EW - seriously, call the health department!  They'll probably have to empty every bin they have and clean the whole department.

EW AGAIN!

(btw, don't eat it   )


----------



## Robin Hood (May 9, 2005)

This is NOT a normal occurrence! I bought bulk trail mix once, only to get it home and find maggots in it. Thank God I didn't eat any! BARF!!! Never went back to that store!


----------



## KDiddy (May 9, 2005)

This happened to some oatmeal that sat in my pantry for ages.  Totally disgusting - I was heaving, the stuff was completely crawling with them.  Luckily, I noticed before I ate any.

But straight from the store?  That ain't right!


----------



## bulletproof1 (May 9, 2005)

just suck it up and pretend youre on fear factor


----------



## PTOManiac (May 9, 2005)

Are they those tiny little black bugs? If so, I wouldn't worry too much about it. We get those alot in rice and flour stored in our kitchen closet. Boiling water kills them anyway as would microwaving. The best thing to do if the bugs aren't ALREADY in there is to keep them in a sealed plastic bag. P.S. don't call the health department for those tiny little bugs... we're not talking cockroaches here...


----------



## Flex (May 9, 2005)

Why don't you guys man up and eat the bugs.

Then you'll be prepared to go on Fear Factor.


----------



## bulletproof1 (May 9, 2005)

is there an echo in here?   
is there an echo in here?


----------



## musclepump (May 9, 2005)

echo....

 .... echo...


----------



## maxpro2 (May 9, 2005)

PTOManiac said:
			
		

> Are they those tiny little black bugs? If so, I wouldn't worry too much about it. We get those alot in rice and flour stored in our kitchen closet. Boiling water kills them anyway as would microwaving. The best thing to do if the bugs aren't ALREADY in there is to keep them in a sealed plastic bag. P.S. don't call the health department for those tiny little bugs... we're not talking cockroaches here...

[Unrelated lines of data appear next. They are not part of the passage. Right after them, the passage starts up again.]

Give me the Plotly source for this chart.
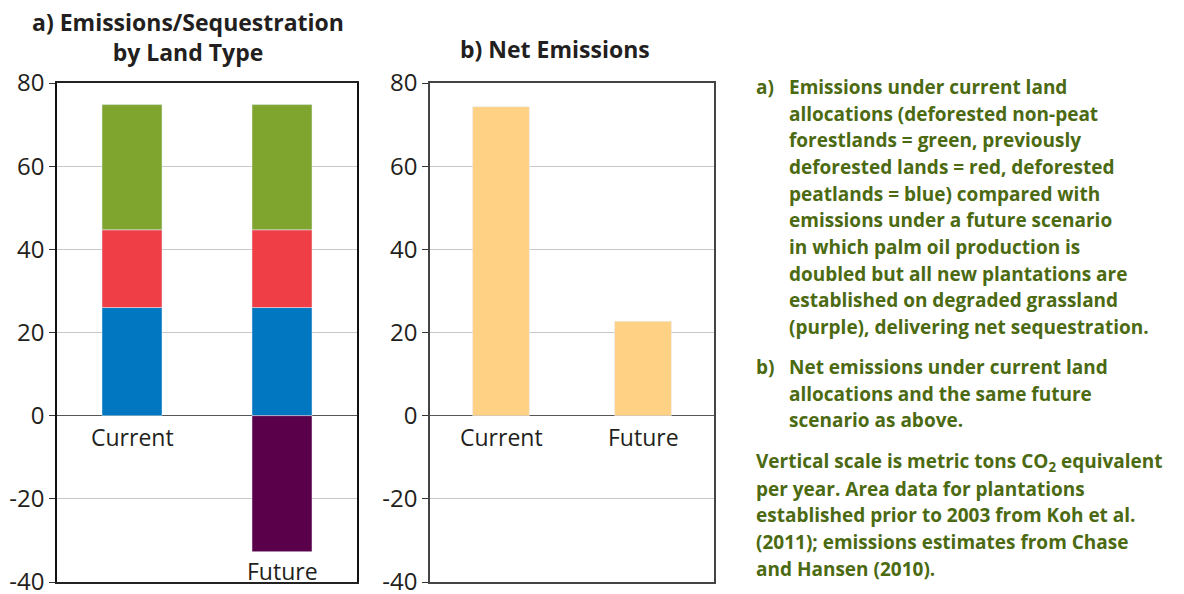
import plotly.graph_objects as go

categories = ["Current", "Future"]
peat_blue = [26.0, 26.0]
prev_red = [18.7, 18.7]
forest_green = [30.1, 30.1]
grassland_purple = [None, -32.7]
net_emissions = [74.3, 22.7]

tick_vals = [-40, -20, 0, 20, 40, 60, 80]
tick_text = ["-40", "-20", "0", "20", "40", "60", "80"]

OFF = 8  # page body margin
W, H = 1184 - OFF, 594 - OFF
DARK = "#231f20"
GREEN_TXT = "#4b6a12"

def px(x):
    return (x - OFF) / W

def py(y):
    return 1 - (y - OFF) / H

fig = go.Figure()
fig.add_trace(go.Bar(x=categories, y=peat_blue, marker_color="#0077c0", width=0.4,
                     xaxis="x", yaxis="y", name="Deforested peatlands"))
fig.add_trace(go.Bar(x=categories, y=prev_red, marker_color="#ef3e45", width=0.4,
                     xaxis="x", yaxis="y", name="Previously deforested lands"))
fig.add_trace(go.Bar(x=categories, y=forest_green, marker_color="#7fa52f", width=0.4,
                     xaxis="x", yaxis="y", name="Deforested non-peat forestlands"))
fig.add_trace(go.Bar(x=categories, y=grassland_purple, marker_color="#5a004b", width=0.4,
                     xaxis="x", yaxis="y", name="Degraded grassland"))
fig.add_trace(go.Bar(x=categories, y=net_emissions, marker_color="#ffd185", width=0.4,
                     xaxis="x2", yaxis="y2", name="Net emissions"))

ydom = [py(582), py(83)]
yax = dict(range=[-40, 80], tickvals=tick_vals, ticktext=tick_text, showgrid=True,
           gridcolor="#c8c8c8", gridwidth=1, zeroline=True, zerolinecolor="#555555",
           zerolinewidth=1.2, showline=True, linewidth=1.5,
           mirror=True, ticks="outside", ticklen=6, tickcolor="#333333",
           tickfont=dict(family="Open Sans", size=24, color=DARK), domain=ydom,
           ticklabeloverflow="allow",
           fixedrange=True, automargin=False)
xax = dict(range=[-0.5, 1.5], showticklabels=False, ticks="", showgrid=False,
           showline=True, linewidth=1.5, mirror=True, zeroline=False,
           automargin=False, fixedrange=True)

fig.update_layout(
    width=W, height=H, barmode="relative", showlegend=False,
    plot_bgcolor="white", paper_bgcolor="white",
    margin=dict(l=0, r=0, t=0, b=0, pad=0, autoexpand=False),
    xaxis=dict(xax, domain=[px(57), px(357)], anchor="y", linecolor="#222222"),
    yaxis=dict(yax, anchor="x", linecolor="#111111"),
    xaxis2=dict(xax, domain=[px(430), px(714)], anchor="y2", linecolor="#444444"),
    yaxis2=dict(yax, anchor="x2", linecolor="#444444"),
)

ann = []
tfont = dict(family="Open Sans", size=23, color=DARK)
def pann(text, x, y, font, xanchor="center"):
    ann.append(dict(text=text, x=px(x), y=py(y), xref="paper", yref="paper",
                    xanchor=xanchor, yanchor="middle", showarrow=False, font=font))

# titles
pann("<b>a) Emissions/Sequestration<br>by Land Type</b>", 188, 37, tfont)
pann("<b>b) Net Emissions</b>", 555, 49, tfont)

# category labels
catfont = dict(family="Open Sans", size=23, color=DARK)
ann.append(dict(text=categories[0], x=categories[0], y=0, xref="x", yref="y", yanchor="top", yshift=-3,
                showarrow=False, font=catfont))
ann.append(dict(text=categories[1], x=categories[1], y=grassland_purple[1], xref="x", yref="y",
                yanchor="top", yshift=-1, showarrow=False, font=catfont))
for c in categories:
    ann.append(dict(text=c, x=c, y=0, xref="x2", yref="y2", yanchor="top", yshift=-3,
                    showarrow=False, font=catfont))

# right-hand caption
txtfont = dict(family="Open Sans", size=19, color=GREEN_TXT)
lines_a = ["Emissions under current land",
           "allocations (deforested non-peat",
           "forestlands = green, previously",
           "deforested lands = red, deforested",
           "peatlands = blue) compared with",
           "emissions under a future scenario",
           "in which palm oil production is",
           "doubled but all new plantations are",
           "established on degraded grassland",
           "(purple), delivering net sequestration."]
lines_b = ["Net emissions under current land",
           "allocations and the same future",
           "scenario as above."]
lines_c = ["Vertical scale is metric tons CO<sub>2</sub> equivalent",
           "per year. Area data for plantations",
           "established prior to 2003 from Koh et al.",
           "(2011); emissions estimates from Chase",
           "and Hansen (2010)."]
step = 26.65
def add_lines(lines, y0, x0):
    for i, t in enumerate(lines):
        pann("<b>" + t + "</b>", x0, y0 + i * step, txtfont, xanchor="left")

pann("<b>a)</b>", 754, 87, txtfont, xanchor="left")
pann("<b>b)</b>", 754, 367, txtfont, xanchor="left")
add_lines(lines_a, 87, 787)
add_lines(lines_b, 367, 787)
add_lines(lines_c, 462, 754)

fig.update_layout(annotations=ann)
fig.write_html("out.html")
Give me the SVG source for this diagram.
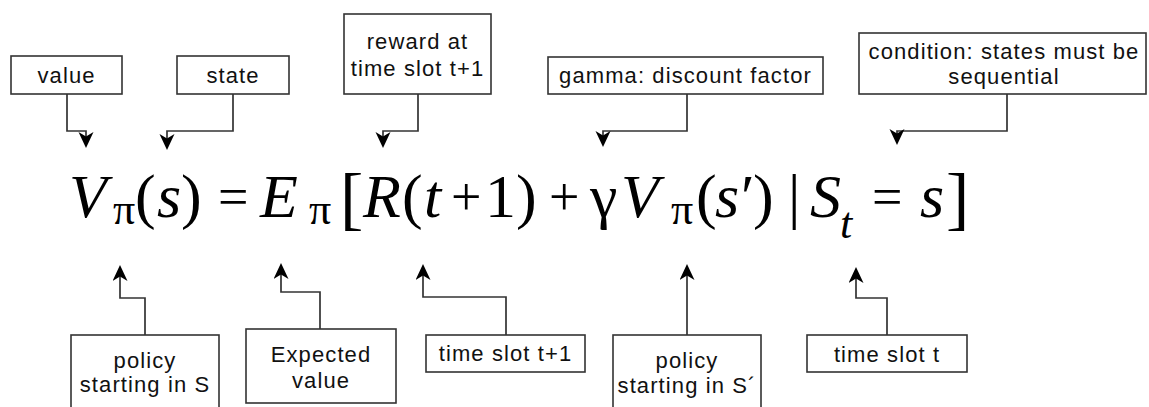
<svg xmlns="http://www.w3.org/2000/svg" width="1149" height="407" viewBox="0 0 1149 407">
<style>
.box{fill:#fff;stroke:#333;stroke-width:1.6}
.lbl{font-family:"Liberation Sans",Arial,sans-serif;font-size:22px;letter-spacing:1.1px;fill:#111;text-anchor:middle}
.con{fill:none;stroke:#333;stroke-width:1.7}
.eq{font-family:"Liberation Serif","Times New Roman",serif;font-size:62px;fill:#000}
.it{font-style:italic}
.sub{font-size:44px}
.br{font-size:70px}
.op{font-size:54px}
</style>
<defs>
<marker id="ah" markerUnits="userSpaceOnUse" markerWidth="18" markerHeight="16" refX="11" refY="7.5" orient="auto">
<path d="M0,0 L16,7.5 L0,15 L4.5,7.5 Z" fill="#000"/>
</marker>
</defs>
<rect width="1149" height="407" fill="#fff"/>
<g id="connectors">
<path class="con" marker-end="url(#ah)" d="M67,94 V131 H86 V143"/>
<path class="con" marker-end="url(#ah)" d="M233,94 V131 H167 V145"/>
<path class="con" marker-end="url(#ah)" d="M418,94 V131 H383 V143"/>
<path class="con" marker-end="url(#ah)" d="M687,94 V131 H603 V142"/>
<path class="con" marker-end="url(#ah)" d="M1007,94 V131 H897 V140"/>
<path class="con" marker-end="url(#ah)" d="M145,335 V298 H120 V270"/>
<path class="con" marker-end="url(#ah)" d="M320,329 V292 H281 V268"/>
<path class="con" marker-end="url(#ah)" d="M506,335 V297 H423 V269"/>
<path class="con" marker-end="url(#ah)" d="M687,335 V269"/>
<path class="con" marker-end="url(#ah)" d="M887,335 V298 H856 V272"/>
</g>
<g id="value"><rect class="box" x="11" y="56" width="111" height="38"/><text class="lbl" x="66.5" y="83">value</text></g>
<g id="state"><rect class="box" x="177" y="56" width="112" height="38"/><text class="lbl" x="233" y="83">state</text></g>
<g id="reward"><rect class="box" x="344" y="14" width="147" height="80"/><text class="lbl" x="417.5" y="49">reward at</text><text class="lbl" x="417.5" y="76">time slot t+1</text></g>
<g id="gamma"><rect class="box" x="548" y="57" width="275" height="37"/><text class="lbl" x="685.5" y="83">gamma: discount factor</text></g>
<g id="condition"><rect class="box" x="859" y="33" width="287" height="61"/><text class="lbl" x="1004" y="59">condition: states must be</text><text class="lbl" x="1004" y="84">sequential</text></g>
<g id="policy-s"><rect class="box" x="71" y="335" width="148" height="76"/><text class="lbl" x="145" y="368">policy</text><text class="lbl" x="145" y="392">starting in S</text></g>
<g id="expected"><rect class="box" x="246" y="329" width="150" height="74"/><text class="lbl" x="321" y="362">Expected</text><text class="lbl" x="321" y="388">value</text></g>
<g id="time-t1"><rect class="box" x="426" y="335" width="159" height="37"/><text class="lbl" x="505.5" y="361">time slot t+1</text></g>
<g id="policy-s2"><rect class="box" x="613" y="335" width="148" height="76"/><text class="lbl" x="687" y="368">policy</text><text class="lbl" x="687" y="393">starting in S´</text></g>
<g id="time-t"><rect class="box" x="807" y="335" width="160" height="37"/><text class="lbl" x="887" y="362">time slot t</text></g>
<g id="equation">
<text class="eq" y="217"><tspan class="it" x="69">V</tspan><tspan class="sub" x="113" y="224">π</tspan><tspan x="135" y="217">(</tspan><tspan class="it" x="157">s</tspan><tspan x="181">)</tspan><tspan class="op" x="218" y="215">=</tspan><tspan class="it" x="260" y="217">E</tspan><tspan class="sub" x="309" y="224">π</tspan><tspan class="br" x="340" y="222">[</tspan><tspan class="it" x="363" y="217">R</tspan><tspan x="402">(</tspan><tspan class="it" x="424">t</tspan><tspan class="op" x="451" y="215">+</tspan><tspan x="485" y="217">1</tspan><tspan x="516">)</tspan><tspan class="op" x="549" y="215">+</tspan><tspan x="590" y="217">γ</tspan><tspan class="it" x="621">V</tspan><tspan class="sub" x="671" y="224">π</tspan><tspan x="696" y="217">(</tspan><tspan class="it" x="715">s</tspan><tspan x="741">′</tspan><tspan x="753">)</tspan><tspan x="788">|</tspan><tspan class="it" x="810">S</tspan><tspan class="it sub" x="840" y="238">t</tspan><tspan class="op" x="872" y="215">=</tspan><tspan class="it" x="920" y="217">s</tspan><tspan class="br" x="946" y="222">]</tspan></text>
</g>
</svg>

It doesn't matter if they're dead or not, you'd still be eating them...


----------



## Sacto95827 (May 9, 2005)

PTOManiac said:
			
		

> Are they those tiny little black bugs? If so, I wouldn't worry too much about it. We get those alot in rice and flour stored in our kitchen closet. Boiling water kills them anyway as would microwaving. The best thing to do if the bugs aren't ALREADY in there is to keep them in a sealed plastic bag. P.S. don't call the health department for those tiny little bugs... we're not talking cockroaches here...


Exactly...weevils


----------



## Little Wing (May 9, 2005)

weevil_info

 interesting. bugs are really cool but not in my food.


----------



## Little Wing (May 9, 2005)

Quaker Old Fashioned... never found a bug n i eat it almost every day.


----------



## cappo5150 (May 9, 2005)

maybe your buying horse feed?


----------



## min0 lee (May 9, 2005)

cappo5150 said:
			
		

> maybe your buying horse feed?


Maybe the horses are onto something, I mean really horses are *big*


----------



## Sacto95827 (May 10, 2005)

min0 lee said:
			
		

> Maybe the horses are onto something, I mean really horses are *big*


I did notice some growth...


----------



## mikah (May 11, 2005)

ohh grosss...


----------